▸ **INFORMATION GIVEN**
* begin *

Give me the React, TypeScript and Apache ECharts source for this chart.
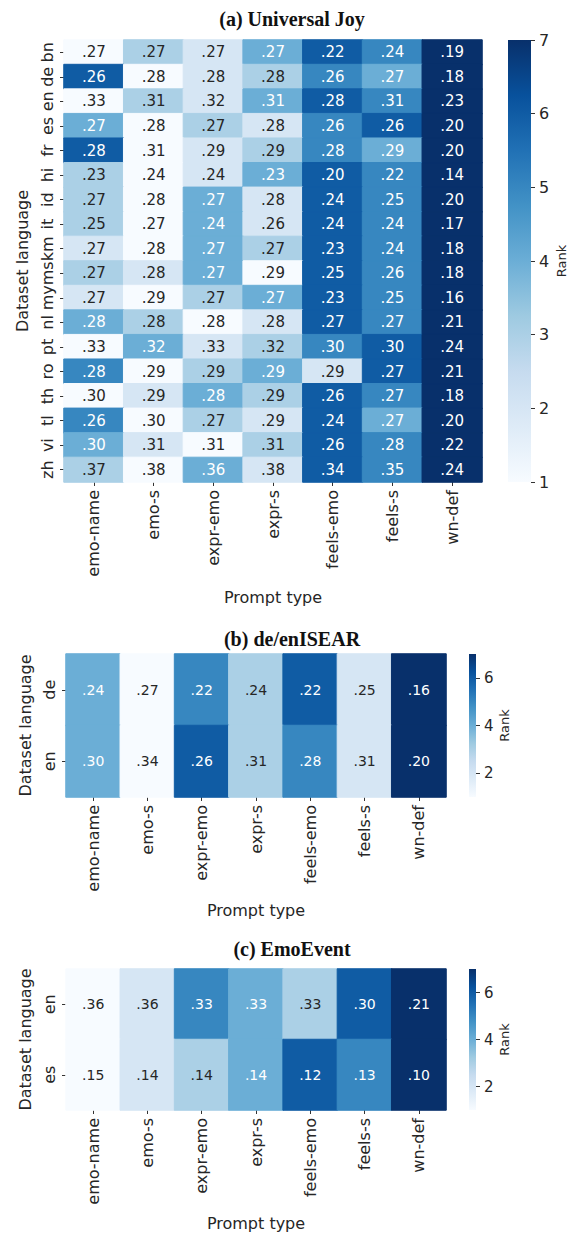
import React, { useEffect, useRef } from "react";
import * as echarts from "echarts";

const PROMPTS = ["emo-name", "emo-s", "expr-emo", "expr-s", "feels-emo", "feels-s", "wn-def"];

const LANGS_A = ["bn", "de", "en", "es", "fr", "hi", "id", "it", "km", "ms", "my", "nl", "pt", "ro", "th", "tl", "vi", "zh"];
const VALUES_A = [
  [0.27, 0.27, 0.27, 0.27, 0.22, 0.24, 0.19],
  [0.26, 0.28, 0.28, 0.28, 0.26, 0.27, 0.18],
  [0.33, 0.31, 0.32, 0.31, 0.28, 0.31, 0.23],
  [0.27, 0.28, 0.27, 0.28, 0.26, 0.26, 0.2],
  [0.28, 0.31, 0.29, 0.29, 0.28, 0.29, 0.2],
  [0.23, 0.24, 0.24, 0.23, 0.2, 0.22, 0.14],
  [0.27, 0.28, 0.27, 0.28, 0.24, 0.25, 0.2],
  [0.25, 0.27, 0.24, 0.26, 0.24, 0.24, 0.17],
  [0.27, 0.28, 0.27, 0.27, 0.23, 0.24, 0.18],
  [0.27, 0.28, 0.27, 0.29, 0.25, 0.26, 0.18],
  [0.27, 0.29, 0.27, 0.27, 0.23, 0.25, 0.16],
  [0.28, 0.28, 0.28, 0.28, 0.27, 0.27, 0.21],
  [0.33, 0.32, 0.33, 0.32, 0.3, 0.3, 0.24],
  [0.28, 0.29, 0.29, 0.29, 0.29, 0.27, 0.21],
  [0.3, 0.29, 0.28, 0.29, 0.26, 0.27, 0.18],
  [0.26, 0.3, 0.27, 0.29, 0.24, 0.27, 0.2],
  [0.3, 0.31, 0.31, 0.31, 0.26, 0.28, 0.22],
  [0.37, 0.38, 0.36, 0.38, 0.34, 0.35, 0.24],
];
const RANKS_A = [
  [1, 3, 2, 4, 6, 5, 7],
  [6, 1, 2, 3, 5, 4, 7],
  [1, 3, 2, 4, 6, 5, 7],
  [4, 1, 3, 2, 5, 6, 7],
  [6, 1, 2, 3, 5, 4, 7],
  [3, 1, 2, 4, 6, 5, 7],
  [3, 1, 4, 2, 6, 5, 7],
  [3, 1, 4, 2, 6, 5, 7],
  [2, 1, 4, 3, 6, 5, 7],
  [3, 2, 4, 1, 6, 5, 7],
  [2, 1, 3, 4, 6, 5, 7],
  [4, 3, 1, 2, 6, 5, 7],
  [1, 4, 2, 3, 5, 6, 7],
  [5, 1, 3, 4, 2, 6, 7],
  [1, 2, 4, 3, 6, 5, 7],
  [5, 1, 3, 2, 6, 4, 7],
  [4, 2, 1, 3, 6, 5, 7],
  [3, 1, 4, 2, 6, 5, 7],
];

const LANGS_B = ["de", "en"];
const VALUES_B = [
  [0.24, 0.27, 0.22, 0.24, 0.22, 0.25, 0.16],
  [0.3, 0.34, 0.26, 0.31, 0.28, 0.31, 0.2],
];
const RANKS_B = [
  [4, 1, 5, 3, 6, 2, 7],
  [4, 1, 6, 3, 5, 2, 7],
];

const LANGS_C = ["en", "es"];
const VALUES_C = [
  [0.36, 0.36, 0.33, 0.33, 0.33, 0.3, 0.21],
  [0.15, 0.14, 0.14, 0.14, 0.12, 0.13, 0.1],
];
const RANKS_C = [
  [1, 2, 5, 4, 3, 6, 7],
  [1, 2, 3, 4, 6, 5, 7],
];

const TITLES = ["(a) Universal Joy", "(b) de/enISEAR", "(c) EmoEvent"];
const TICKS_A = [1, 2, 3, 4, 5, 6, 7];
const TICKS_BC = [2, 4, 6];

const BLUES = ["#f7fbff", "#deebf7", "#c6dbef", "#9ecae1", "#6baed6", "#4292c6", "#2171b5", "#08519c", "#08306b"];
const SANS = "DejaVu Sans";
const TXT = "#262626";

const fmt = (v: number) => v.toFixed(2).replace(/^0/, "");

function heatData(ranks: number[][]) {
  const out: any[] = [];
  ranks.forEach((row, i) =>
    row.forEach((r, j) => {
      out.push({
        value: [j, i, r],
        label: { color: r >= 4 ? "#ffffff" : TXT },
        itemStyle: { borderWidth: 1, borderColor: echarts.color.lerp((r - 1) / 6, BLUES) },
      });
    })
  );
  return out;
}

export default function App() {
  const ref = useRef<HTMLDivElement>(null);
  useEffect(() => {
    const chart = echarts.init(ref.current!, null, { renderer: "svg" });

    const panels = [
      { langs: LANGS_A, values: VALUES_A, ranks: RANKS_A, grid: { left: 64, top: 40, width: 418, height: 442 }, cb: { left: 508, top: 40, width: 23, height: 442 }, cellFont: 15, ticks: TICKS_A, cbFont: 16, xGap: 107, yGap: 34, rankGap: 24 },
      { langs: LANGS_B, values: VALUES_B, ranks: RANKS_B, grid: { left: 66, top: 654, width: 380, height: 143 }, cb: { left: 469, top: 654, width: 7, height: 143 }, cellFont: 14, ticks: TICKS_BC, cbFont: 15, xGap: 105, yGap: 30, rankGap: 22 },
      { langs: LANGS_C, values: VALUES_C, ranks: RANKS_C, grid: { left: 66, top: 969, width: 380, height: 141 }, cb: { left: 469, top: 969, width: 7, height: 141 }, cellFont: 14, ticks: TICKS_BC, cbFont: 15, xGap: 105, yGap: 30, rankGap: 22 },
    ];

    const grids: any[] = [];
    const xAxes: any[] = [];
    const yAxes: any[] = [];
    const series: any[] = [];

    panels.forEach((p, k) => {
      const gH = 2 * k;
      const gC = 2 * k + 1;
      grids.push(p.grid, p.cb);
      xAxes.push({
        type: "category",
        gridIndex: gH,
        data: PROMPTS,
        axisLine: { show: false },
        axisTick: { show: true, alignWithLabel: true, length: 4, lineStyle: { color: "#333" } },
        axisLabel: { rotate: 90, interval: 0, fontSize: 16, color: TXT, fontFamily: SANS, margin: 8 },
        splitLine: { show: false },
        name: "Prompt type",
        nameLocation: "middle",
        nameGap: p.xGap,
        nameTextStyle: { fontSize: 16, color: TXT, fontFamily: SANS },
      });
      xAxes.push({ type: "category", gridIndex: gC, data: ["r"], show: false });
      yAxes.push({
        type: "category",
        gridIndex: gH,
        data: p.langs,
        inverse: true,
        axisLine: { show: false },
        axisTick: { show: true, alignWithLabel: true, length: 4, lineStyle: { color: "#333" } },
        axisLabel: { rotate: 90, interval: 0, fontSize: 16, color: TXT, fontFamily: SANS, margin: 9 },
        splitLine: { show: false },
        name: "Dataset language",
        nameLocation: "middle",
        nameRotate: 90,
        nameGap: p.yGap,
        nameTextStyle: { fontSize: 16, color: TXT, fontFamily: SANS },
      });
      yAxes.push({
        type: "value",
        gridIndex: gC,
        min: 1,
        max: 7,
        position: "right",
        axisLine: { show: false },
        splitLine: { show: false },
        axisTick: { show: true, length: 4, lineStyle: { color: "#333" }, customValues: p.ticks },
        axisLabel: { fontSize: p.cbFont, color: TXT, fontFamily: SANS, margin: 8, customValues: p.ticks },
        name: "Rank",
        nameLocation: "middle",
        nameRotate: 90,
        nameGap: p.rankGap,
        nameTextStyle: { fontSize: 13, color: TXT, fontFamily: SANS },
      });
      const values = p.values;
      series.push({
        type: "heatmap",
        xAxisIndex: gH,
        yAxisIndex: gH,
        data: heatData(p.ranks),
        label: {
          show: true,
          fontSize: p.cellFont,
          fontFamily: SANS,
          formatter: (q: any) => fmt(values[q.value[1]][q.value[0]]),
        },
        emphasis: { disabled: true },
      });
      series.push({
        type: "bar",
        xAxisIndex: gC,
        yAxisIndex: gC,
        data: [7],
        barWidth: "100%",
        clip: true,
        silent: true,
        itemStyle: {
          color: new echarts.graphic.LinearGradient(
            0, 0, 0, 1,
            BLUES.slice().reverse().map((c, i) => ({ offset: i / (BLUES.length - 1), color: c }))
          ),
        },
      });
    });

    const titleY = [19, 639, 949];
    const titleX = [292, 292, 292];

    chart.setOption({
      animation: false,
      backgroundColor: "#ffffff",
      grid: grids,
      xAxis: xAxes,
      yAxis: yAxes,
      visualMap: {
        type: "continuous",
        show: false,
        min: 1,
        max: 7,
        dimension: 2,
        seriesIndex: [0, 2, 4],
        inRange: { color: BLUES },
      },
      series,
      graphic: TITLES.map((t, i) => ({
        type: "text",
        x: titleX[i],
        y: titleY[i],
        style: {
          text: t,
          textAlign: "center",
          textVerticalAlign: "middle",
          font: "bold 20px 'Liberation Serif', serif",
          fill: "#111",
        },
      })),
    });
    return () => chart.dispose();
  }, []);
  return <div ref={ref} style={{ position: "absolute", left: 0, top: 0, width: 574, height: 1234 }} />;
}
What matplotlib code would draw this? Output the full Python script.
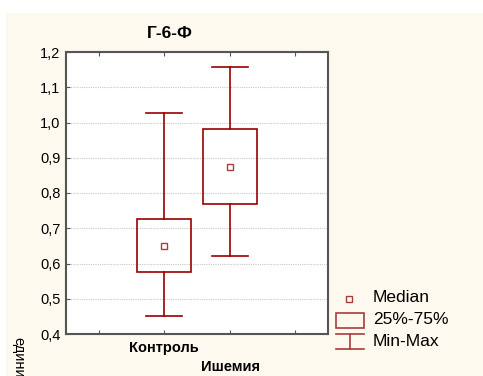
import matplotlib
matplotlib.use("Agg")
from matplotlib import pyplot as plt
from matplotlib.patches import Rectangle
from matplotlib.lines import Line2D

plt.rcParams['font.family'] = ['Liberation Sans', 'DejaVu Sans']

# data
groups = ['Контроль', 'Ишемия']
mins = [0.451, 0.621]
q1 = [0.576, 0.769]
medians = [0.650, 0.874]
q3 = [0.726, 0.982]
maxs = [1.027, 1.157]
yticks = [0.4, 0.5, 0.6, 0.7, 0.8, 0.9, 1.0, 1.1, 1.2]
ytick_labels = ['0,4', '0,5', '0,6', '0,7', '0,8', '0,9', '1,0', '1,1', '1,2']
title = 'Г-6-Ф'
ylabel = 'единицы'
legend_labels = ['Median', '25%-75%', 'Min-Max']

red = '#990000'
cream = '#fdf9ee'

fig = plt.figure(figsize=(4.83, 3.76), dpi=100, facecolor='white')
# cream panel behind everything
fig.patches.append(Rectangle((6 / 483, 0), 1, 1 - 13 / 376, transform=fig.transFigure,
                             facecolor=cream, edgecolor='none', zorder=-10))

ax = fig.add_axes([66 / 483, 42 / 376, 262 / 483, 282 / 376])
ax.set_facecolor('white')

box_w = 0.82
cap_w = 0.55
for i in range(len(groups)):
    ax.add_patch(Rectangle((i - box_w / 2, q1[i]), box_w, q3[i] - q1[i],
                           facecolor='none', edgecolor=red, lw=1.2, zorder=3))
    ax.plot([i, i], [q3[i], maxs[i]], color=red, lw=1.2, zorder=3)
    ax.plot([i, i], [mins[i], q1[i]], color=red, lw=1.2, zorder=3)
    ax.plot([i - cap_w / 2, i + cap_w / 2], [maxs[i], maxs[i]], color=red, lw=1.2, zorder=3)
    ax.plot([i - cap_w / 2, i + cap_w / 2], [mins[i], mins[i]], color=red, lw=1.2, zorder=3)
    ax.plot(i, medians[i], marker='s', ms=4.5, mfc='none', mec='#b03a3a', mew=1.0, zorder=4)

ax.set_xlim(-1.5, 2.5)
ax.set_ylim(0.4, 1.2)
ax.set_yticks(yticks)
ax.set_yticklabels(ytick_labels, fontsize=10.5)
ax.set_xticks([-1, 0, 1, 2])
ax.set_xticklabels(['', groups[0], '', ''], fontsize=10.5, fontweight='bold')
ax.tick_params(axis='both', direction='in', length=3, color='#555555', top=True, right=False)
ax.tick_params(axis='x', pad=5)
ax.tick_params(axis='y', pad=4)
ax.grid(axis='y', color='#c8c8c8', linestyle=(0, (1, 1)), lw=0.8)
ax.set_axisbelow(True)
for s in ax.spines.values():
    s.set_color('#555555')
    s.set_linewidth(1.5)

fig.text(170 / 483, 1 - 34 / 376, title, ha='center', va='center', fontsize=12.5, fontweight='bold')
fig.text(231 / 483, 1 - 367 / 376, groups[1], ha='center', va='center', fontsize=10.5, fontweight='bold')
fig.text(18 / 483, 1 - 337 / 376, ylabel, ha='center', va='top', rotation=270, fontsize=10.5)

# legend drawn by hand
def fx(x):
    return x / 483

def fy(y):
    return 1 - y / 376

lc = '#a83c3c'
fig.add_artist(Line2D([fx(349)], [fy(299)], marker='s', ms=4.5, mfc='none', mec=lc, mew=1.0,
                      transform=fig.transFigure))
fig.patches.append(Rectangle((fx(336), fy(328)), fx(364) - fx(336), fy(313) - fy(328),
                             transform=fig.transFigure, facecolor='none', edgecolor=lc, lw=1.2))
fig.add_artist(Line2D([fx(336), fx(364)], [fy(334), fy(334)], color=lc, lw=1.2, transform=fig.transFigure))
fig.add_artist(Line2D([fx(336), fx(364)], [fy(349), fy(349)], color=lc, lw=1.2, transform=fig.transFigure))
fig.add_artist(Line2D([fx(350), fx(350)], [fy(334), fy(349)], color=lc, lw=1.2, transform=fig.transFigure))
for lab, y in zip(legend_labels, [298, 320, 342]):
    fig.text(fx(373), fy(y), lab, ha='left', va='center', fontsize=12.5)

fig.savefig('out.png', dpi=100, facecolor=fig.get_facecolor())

* end *

Look above for the line with "What matplotlib code" and the line with "ax.set_facecolor('white')", then copy exactly the lines from the first through the second, both kept, with no pictures.

▸ **RESPONSE**
What matplotlib code would draw this? Output the full Python script.
import matplotlib
matplotlib.use("Agg")
from matplotlib import pyplot as plt
from matplotlib.patches import Rectangle
from matplotlib.lines import Line2D

plt.rcParams['font.family'] = ['Liberation Sans', 'DejaVu Sans']

# data
groups = ['Контроль', 'Ишемия']
mins = [0.451, 0.621]
q1 = [0.576, 0.769]
medians = [0.650, 0.874]
q3 = [0.726, 0.982]
maxs = [1.027, 1.157]
yticks = [0.4, 0.5, 0.6, 0.7, 0.8, 0.9, 1.0, 1.1, 1.2]
ytick_labels = ['0,4', '0,5', '0,6', '0,7', '0,8', '0,9', '1,0', '1,1', '1,2']
title = 'Г-6-Ф'
ylabel = 'единицы'
legend_labels = ['Median', '25%-75%', 'Min-Max']

red = '#990000'
cream = '#fdf9ee'

fig = plt.figure(figsize=(4.83, 3.76), dpi=100, facecolor='white')
# cream panel behind everything
fig.patches.append(Rectangle((6 / 483, 0), 1, 1 - 13 / 376, transform=fig.transFigure,
                             facecolor=cream, edgecolor='none', zorder=-10))

ax = fig.add_axes([66 / 483, 42 / 376, 262 / 483, 282 / 376])
ax.set_facecolor('white')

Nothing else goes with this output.